Notes from the Director
Temporis filia veritas: Truth is the daughter of time
woman without her man is nothing
How did you read that sequence of words? What is the message?
Now, look for an opposite message.
BOOM.
Both are there. Both can be argued passionately. Both, I daresay, are true.
Is there a difference between how you first read it and how you’d publish it? How you punctuate that sequence of words, by habit or intention, reveals something about you (and maybe your community or culture). For now, anyway. It could change.
So, welcome to The Winter’s Tale.
I think this play takes a keen look at Dignity and Grace. By Grace, I mean allowing those miraculous gifts we can have available to us, even though we don’t deserve them — particularly the actual love of a partner, brother, friend, or child; kind, excellent advice; the trust of a king; the ability to lead or inspire; opportunity/wealth; approval. Being human, we become suspicious of those gifts, caveat emptor, and try to control them. Grace might require surrender of what we think of as our Dignity (but is usually Looking Good or Being Right). And in a state of grace, true dignity abounds.
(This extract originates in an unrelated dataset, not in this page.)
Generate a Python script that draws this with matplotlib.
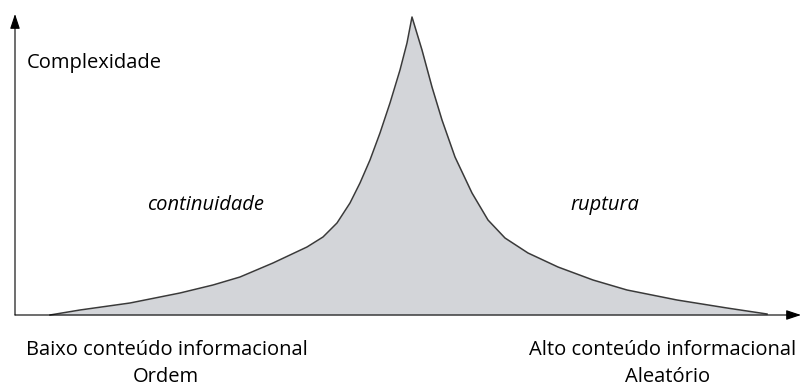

Some things I’m interested in:
Ambiguity. Truth is in the eye of the beholder. Scatter a handful of humans around a series of events, and you will have a handful of slightly or significantly different witness accounts telling the Story of what happened. I feel like the play walks the narrow knife blade between intention and perception. In fact, someone could pick your pocket that way.
Power. Who are we around power? If it can corrupt, blind, and silence, it sure can’t do that on its own; humans have to agree to it, with specific action and inaction.
Nothing. Nothing = the absence of something. Nothing = possibility. Nothing = a creative space, from which tales get spun for good or ill, for comfort or warning, to justify or change. (Human) nature abhors a vacuum; we tend to fill it up.
Action. Going along with circumstances/being polite is as active a choice as rejecting circumstance and scrabbling forward law-be-damned. And we can love or loathe you, either way.
Rehearsal. For me, the artistic method is like the scientific method: have an idea (hypothesis), try it out fully (test it), see if it works (conclusions), repeat. So while I’ve had all kinds of notions in my head and heart for moments of this play for months before the first rehearsal, the performance you’re seeing, dear and vital audience, is what we’ve discovered, together.
You are the crucial, final ingredient, and we’ve been looking forward to your being here. A play without an audience is nothing.